Wilson and Moral Diplomacy

President Woodrow Wilson and his Secretary of State William Jennings Bryan genuinely believed that the USA had a responsibility to improve the  lives of foreign peoples through US example. They spoke of a 'moral diplomacy' in which the desire to do good would govern US policy. They believed that contact with the USA could only benefit others; that the USA was morally superior to other nations and that its diplomacy was governed by noble and benevolent principles. This description of his ideological perspectives on foreign policy is also known as Wilsonianism.

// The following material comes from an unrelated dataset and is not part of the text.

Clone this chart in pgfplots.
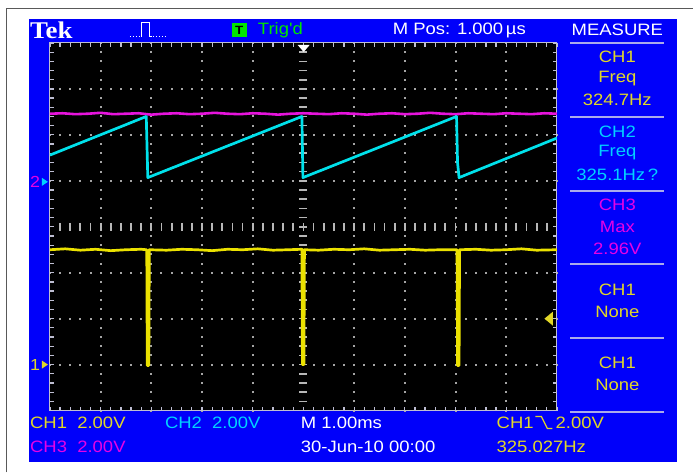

To this end, the USA gave Colombia $20 million in reparations for the role the USA had played in encouraging the Panamanians to rebel from Colombian rule in 1903. Nevertheless, Wilson went on to intervene many times in Latin America. In this sense he continued and indeed extended the policies of Roosevelt and Taft, which he had opposed before taking office.

Wilson's idealism

Wilson declared, on taking office, that future co-operation in Latin America would only be possible with 'just' government, the implication being that he would oppose military dictatorships or revolutionary governments. This took the Roosevelt Corollary to a new level. The goal in Latin America became 'to support the orderly processes of just government based upon law and not upon arbitrary or irregular forces'. Indeed he went further, saying 'I am going to teach the South American Republics to elect good men'. One of his envoys, Walter H. Page, actually went further still, saying, presumably in an  unguarded moment, that US forces would 'shot men until they learn to vote and rule themselves'.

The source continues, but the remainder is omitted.